Neu im Kino: „Gagarin – Einmal schwerelos und zurück“
Major Tom in der Trabantenstadt
Das Sozialdrama „Gagarin – Einmal schwerelos und zurück“ spielt in der Pariser Sozialsiedlung Cité Gagarine vor ihrem Abriss: Für den Teenager Youri ist der Wohnblock ein Ort, an dem Träume zuhause sind.
Von Kathrin Horster
Dreizehn Etagen, mit Betonstreben verbundene Backsteinwände übereinander getürmt, pro Fensterpaar ein Balkon. Das Ziegelrot wirkt trist, unten im Hof verschandelt krakeliges Graffiti die Wände. Bei ihrer Eröffnung 1963 galt die Sozialsiedlung Cité Gagarine im Südosten von Paris als Vorzeigeprojekt der kommunistischen Partei. Der Name „Gagarine“ geht auf den russischen Kosmonauten Juri Alexejewitsch Gagarin zurück, der höchstpersönlich zur Einweihung kam.
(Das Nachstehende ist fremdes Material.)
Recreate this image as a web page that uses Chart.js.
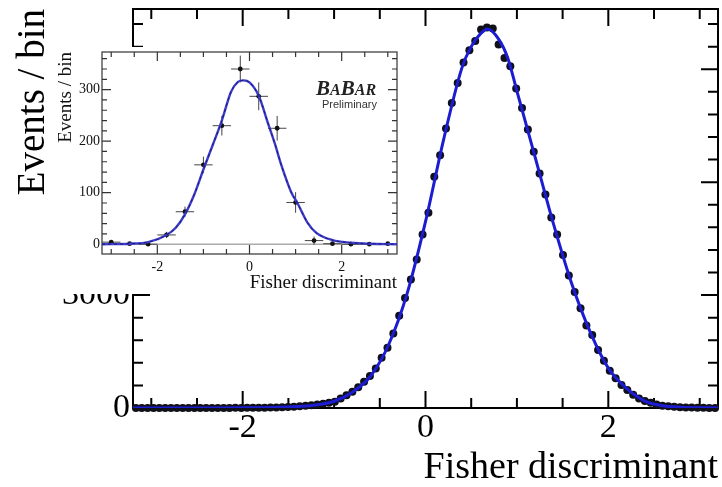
<!DOCTYPE html>
<html>
<head>
<meta charset="utf-8">
<script src="https://cdn.jsdelivr.net/npm/chart.js@4.4.0/dist/chart.umd.min.js"></script>
<style>
  html, body { margin: 0; padding: 0; background: #fff; }
  #wrap { position: relative; width: 722px; height: 487px; overflow: hidden; }
  #mainChart { position: absolute; left: 0; top: 0; }
  #insetBox { position: absolute; left: 55px; top: 47px; width: 350px; height: 247px; background: #fff; overflow: hidden; }
  #insetChart { position: absolute; left: 0; top: 0; }
  #babar { position: absolute; left: 316px; top: 78px; font-family: 'Liberation Serif', serif; font-weight: bold; font-style: italic; color: #222; line-height: 1; }
  #babar .big { font-size: 21px; }
  #babar .sm { font-size: 16px; }
  #prelim { position: absolute; left: 322px; top: 98px; font-family: 'Liberation Sans', sans-serif; font-size: 11px; color: #333; }
</style>
</head>
<body>
<div id="wrap">
  <canvas id="mainChart" width="722" height="487"></canvas>
  <div id="insetBox"><canvas id="insetChart" width="350" height="251"></canvas></div>
  <div id="babar"><span class="big">B</span><span class="sm">A</span><span class="big">B</span><span class="sm">AR</span></div>
  <div id="prelim">Preliminary</div>
</div>
<script>
// main histogram: 100 bins from -3.2 to 3.2
const mainBinLow = -3.2;
const mainBinWidth = 0.064;
const mainCounts = [
  1, 1, 0, 2, 0, 1, 1, 0, 2, 1, 1, 2, 1, 3, 2, 2, 3, 4, 3, 5,
  6, 7, 9, 12, 15, 19, 25, 33, 44, 57, 72, 90, 112, 138,
  165, 255, 340, 430, 550, 700, 850, 1050, 1335, 1600, 1980, 2450,
  2920, 3417, 3948, 4611, 5186, 6141, 6717, 7425, 8106, 8637, 9178, 9505, 9752, 10054, 10107, 10080,
  9656, 9300, 9080, 8488, 7973, 7399, 6805, 6231, 5674, 5063, 4611, 4062, 3523, 3080,
  2650, 2190, 1940, 1540, 1257, 990, 790, 610, 480, 350, 255, 185, 140, 93, 60,
  45, 32, 22, 15, 10, 7, 5, 3, 2
];
// fitted pdf on the main plot
const mainFitX = [-3.2, -2.4, -2.0, -1.6, -1.4, -1.2, -1.0, -0.8, -0.6, -0.4, -0.2, 0.0, 0.2, 0.4, 0.5, 0.6, 0.68,
                  0.8, 0.9, 1.0, 1.2, 1.4, 1.6, 1.8, 2.0, 2.2, 2.4, 2.6, 2.8, 3.0, 3.2];
const mainFitY = [0, 2, 4, 17, 40, 80, 180, 420, 850, 1700, 3050, 4950, 7150, 9050, 9600, 9940, 10070,
                  9800, 9300, 8420, 6660, 4890, 3300, 2030, 1060, 520, 185, 60, 20, 7, 2];
const mainXLabels = [-2, 0, 2];
const mainYLabels = [0, 3000, 6000, 9000];

// inset histogram (bins of 0.4)
const insetX = [-3.0, -2.6, -2.2, -1.8, -1.4, -1.0, -0.6, -0.2, 0.2, 0.6, 1.0, 1.4, 1.8, 2.2, 2.6, 3.0];
const insetCounts = [4, 1, 0, 18, 63, 154, 230, 340, 287, 225, 81, 7, 1, 0, 0, 1];
const insetErr = [2, 1, 1, 6, 10, 16, 19, 26, 27, 24, 20, 8, 2, 1, 1, 2];
const insetFitX = [-3.2, -2.6, -2.2, -1.8, -1.6, -1.4, -1.2, -1.0, -0.8, -0.6, -0.4, -0.25, -0.13, 0.0,
                   0.2, 0.4, 0.55, 0.7, 0.9, 1.05, 1.25, 1.45, 1.8, 2.2, 2.6, 3.2];
const insetFitY = [0, 1, 4, 18, 32, 58, 96, 145, 192, 240, 296, 315, 318, 314,
                   288, 235, 195, 151, 102, 78, 43, 22, 8, 3, 1, 0];
const insetXLabels = [-2, 0, 2];
const insetYLabels = [0, 100, 200, 300];

const serif = 'Liberation Serif';

// ROOT-like frame with ticks pointing inwards on all four sides
const rootFrame = {
  id: 'rootFrame',
  beforeDatasetsDraw(chart, args, o) {
    const {ctx, chartArea: a} = chart;
    const sx = chart.scales.x, sy = chart.scales.y;
    ctx.save();
    if (o.zeroLine) {
      const pz = sy.getPixelForValue(0);
      ctx.strokeStyle = o.zeroLine;
      ctx.lineWidth = 1.5;
      ctx.beginPath();
      ctx.moveTo(a.left, pz);
      ctx.lineTo(a.right, pz);
      ctx.stroke();
    }
    ctx.strokeStyle = o.color;
    ctx.lineWidth = o.width;
    ctx.beginPath();
    const isMajor = (v, m) => Math.abs(v / m - Math.round(v / m)) < 1e-6;
    for (let k = Math.ceil(sx.min / o.xMinor - 1e-9); k * o.xMinor <= sx.max + 1e-9; k++) {
      const v = k * o.xMinor;
      const len = isMajor(v, o.xMajor) ? o.majorLen : o.minorLen;
      const px = sx.getPixelForValue(v);
      ctx.moveTo(px, a.bottom); ctx.lineTo(px, a.bottom - len);
      ctx.moveTo(px, a.top); ctx.lineTo(px, a.top + len);
    }
    for (let k = Math.ceil(sy.min / o.yMinor - 1e-9); k * o.yMinor <= sy.max + 1e-9; k++) {
      const v = k * o.yMinor;
      const len = isMajor(v, o.yMajor) ? o.majorLen : o.minorLen;
      const py = sy.getPixelForValue(v);
      ctx.moveTo(a.left, py); ctx.lineTo(a.left + len, py);
      ctx.moveTo(a.right, py); ctx.lineTo(a.right - len, py);
    }
    ctx.stroke();
    ctx.strokeRect(a.left, a.top, a.right - a.left, a.bottom - a.top);
    ctx.restore();
  }
};

// error crosses for the inset points
const errorBars = {
  id: 'errorBars',
  beforeDatasetsDraw(chart) {
    const {ctx} = chart;
    const sx = chart.scales.x, sy = chart.scales.y;
    ctx.save();
    ctx.strokeStyle = '#444';
    ctx.lineWidth = 1;
    ctx.beginPath();
    insetX.forEach((xv, i) => {
      const px = sx.getPixelForValue(xv);
      const py = sy.getPixelForValue(insetCounts[i]);
      ctx.moveTo(sx.getPixelForValue(xv - 0.2), py);
      ctx.lineTo(sx.getPixelForValue(xv + 0.2), py);
      ctx.moveTo(px, sy.getPixelForValue(insetCounts[i] - insetErr[i]));
      ctx.lineTo(px, sy.getPixelForValue(insetCounts[i] + insetErr[i]));
    });
    ctx.stroke();
    ctx.restore();
  }
};

function fixedTicks(values) {
  return s => { s.ticks = values.map(v => ({value: v})); };
}

// main plot
const mainPoints = mainCounts.map((c, i) => ({x: mainBinLow + mainBinWidth * (i + 0.5), y: c}));
const mainFit = mainFitX.map((x, i) => ({x: x, y: mainFitY[i]}));

new Chart(document.getElementById('mainChart'), {
  type: 'scatter',
  data: {
    datasets: [
      {
        type: 'line', data: mainFit, showLine: true, pointRadius: 0,
        borderColor: '#1c1cd2', borderWidth: 3, cubicInterpolationMode: 'monotone', order: 0
      },
      {
        type: 'scatter', data: mainPoints, pointRadius: 4, pointBackgroundColor: '#101018',
        pointBorderWidth: 0, clip: false, order: 1
      }
    ]
  },
  options: {
    responsive: false,
    animation: false,
    devicePixelRatio: 1,
    layout: { padding: { top: 9, right: 2, left: 0, bottom: 0 } },
    plugins: {
      legend: { display: false },
      tooltip: { enabled: false },
      rootFrame: { color: '#000', width: 2, xMinor: 0.5, xMajor: 2, yMinor: 600, yMajor: 3000, majorLen: 17, minorLen: 10 }
    },
    scales: {
      x: {
        type: 'linear', min: -3.2, max: 3.2,
        afterBuildTicks: fixedTicks(mainXLabels),
        afterFit: s => { s.height = 79; s.paddingLeft = 0; s.paddingRight = 0; },
        grid: { display: false, drawTicks: false },
        border: { display: false },
        ticks: { color: '#000', font: { family: serif, size: 34 }, padding: 0, maxRotation: 0, autoSkip: false, callback: v => String(v) },
        title: { display: true, text: 'Fisher discriminant', align: 'end', color: '#000',
                 font: { family: serif, size: 38, lineHeight: 1 }, padding: { top: 0, bottom: 0 } }
      },
      y: {
        type: 'linear', min: 0, max: 10600,
        afterBuildTicks: fixedTicks(mainYLabels),
        afterFit: s => { s.width = 133; s.paddingTop = 0; s.paddingBottom = 0; },
        grid: { display: false, drawTicks: false },
        border: { display: false },
        ticks: { color: '#000', font: { family: serif, size: 34 }, padding: 3, callback: v => String(v) },
        title: { display: true, text: 'Events / bin', align: 'end', color: '#000',
                 font: { family: serif, size: 39, lineHeight: 1 }, padding: { top: 14, bottom: 0 } }
      }
    }
  },
  plugins: [rootFrame]
});

// inset plot
const insetPoints = insetX.map((x, i) => ({x: x, y: insetCounts[i]}));
const insetFit = insetFitX.map((x, i) => ({x: x, y: insetFitY[i]}));

new Chart(document.getElementById('insetChart'), {
  type: 'scatter',
  data: {
    datasets: [
      {
        type: 'line', data: insetFit, showLine: true, pointRadius: 0, borderColor: '#1a1a66',
        borderWidth: 1, borderDash: [3, 3], cubicInterpolationMode: 'monotone', order: 0
      },
      {
        type: 'line', data: insetFit, showLine: true, pointRadius: 0, borderColor: '#3c3cd0',
        borderWidth: 2.4, cubicInterpolationMode: 'monotone', order: 1
      },
      {
        type: 'scatter', data: insetPoints, pointRadius: 2.4, pointBackgroundColor: '#111',
        pointBorderWidth: 0, order: 2
      }
    ]
  },
  options: {
    responsive: false,
    animation: false,
    devicePixelRatio: 1,
    layout: { padding: { top: 5, right: 8, left: 0, bottom: 0 } },
    plugins: {
      legend: { display: false },
      tooltip: { enabled: false },
      rootFrame: { color: '#333', width: 1.2, xMinor: 0.5, xMajor: 2, yMinor: 20, yMajor: 100, majorLen: 9, minorLen: 5, zeroLine: '#aaa' }
    },
    scales: {
      x: {
        type: 'linear', min: -3.2, max: 3.2,
        afterBuildTicks: fixedTicks(insetXLabels),
        afterFit: s => { s.height = 44; s.paddingLeft = 0; s.paddingRight = 0; },
        grid: { display: false, drawTicks: false },
        border: { display: false },
        ticks: { color: '#111', font: { family: serif, size: 14 }, padding: 5, maxRotation: 0, autoSkip: false, callback: v => String(v) },
        title: { display: true, text: 'Fisher discriminant', align: 'end', color: '#111',
                 font: { family: serif, size: 19, lineHeight: 1 }, padding: { top: 0, bottom: 5 } }
      },
      y: {
        type: 'linear', min: -19, max: 373,
        afterBuildTicks: fixedTicks(insetYLabels),
        afterFit: s => { s.width = 47; s.paddingTop = 0; s.paddingBottom = 0; },
        grid: { display: false, drawTicks: false },
        border: { display: false },
        ticks: { color: '#111', font: { family: serif, size: 14 }, padding: 2, callback: v => String(v) },
        title: { display: true, text: 'Events / bin', align: 'end', color: '#111',
                 font: { family: serif, size: 19, lineHeight: 1 }, padding: { top: 1.5, bottom: 0 } }
      }
    }
  },
  plugins: [rootFrame, errorBars]
});
</script>
</body>
</html>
Youri verschanzt sich in der Gagarine – eine gefährliche Entscheidung
Die kuriose Vorgeschichte stellt das Regieduo Fanny Liatard und Jérémy Trouilh anhand eines alten Nachrichtenclips an den Beginn seines Sozialdramas „Gagarin – Einmal schwerelos und zurück“, das den Abriss der Siedlung 2019 in einer fiktiven Erzählung um den verwaisten Gagarine-Bewohner Youri (Alséni Bathily) verarbeitet. Dessen Vater ist gestorben oder hat die Familie verlassen, die Mutter ist zu ihrem neuen Freund gezogen, ein Baby ist unterwegs. Einsam ist der von Raumfahrt und Technik begeisterte Teenager dennoch nicht, die Gemeinschaft in der Gagarine erlebt er als Ersatzfamilie mit der Nachbarin Fari (Farida Rahouadj), Freund Houssam (Jamil McCraven) und seinem Schwarm Diana (Lyna Khoudri). Als Bauinspektoren Mängel in den unsanierten Blöcken feststellen und daraufhin Evakuierung und Abriss beschließen, verschanzt sich Youri wie sein berühmter Namensvetter in einer selbst gebauten Kapsel im Inneren des riesigen Komplexes. Eine gefährliche Entscheidung, weil die Sprengung unmittelbar bevorsteht.
„Gagarin – Einmal schwerelos und zurück“ könnte nach Werken wie „Hass“ (1995) oder „Die Wütenden“ (2019) bloß ein weiteres grimmiges Sozialstück über – nicht nur – französische Dauerbrenner wie Rassismus, Gentrifizierung und Polizeigewalt sein. Doch Fanny Liatard und Jérémy Trouilh öffnen die Perspektive, indem sie mit den Mitteln des magischen Realismus fantastische Traumelemente in die Erzählung schleusen, ohne sie damit vom realistischen Hintergrund zu lösen. Wie ein Kosmonaut trotzt Youri den lebensfeindlichen Bedingungen im Asbest verseuchten, in Auflösung begriffenen Gagarine und zieht wie Mark Watney in Ridley Scotts Science-Fiction-Abenteuer „Der Marsianer“ (2015) noch dort Zucchini, wo schon längst kein normales Leben mehr möglich ist.
Die als Schandfleck und sozialer Brennpunkt geächtete Gagarine erlebt Youri als schützendes Raumschiff vor einer sozialfeindlichen Außenwelt, über Jahrzehnte Heimat für diejenigen, die sonst nirgends in der überteuerten Metropole andocken können. Die Auswirkungen der Lebensfeindlichkeit zeigen Fanny Liatard und Jérémy Trouilh am Beispiel von Diana, deren Eltern als Roma von der Polizei schikaniert werden. Doch der Film ist weniger eine Anklage als eine Frage: Wem gehört der Welt-Raum, und wie kann man ihn gestalten, selbst, wenn Geld und Mittel knapp sind?
Eine Frage, die vielleicht auch manche deutsche Großstadt-Kosmonauten in ihren Kapseln umtreibt.
Gagarin – Einmal schwerelos und zurück. Frankreich 2020. Regie: Fanny Liatard, Jérémy Trouilh. Mit Alséni Bathily, Lyna Khoudri. 98 Minuten. Ab 12 Jahren.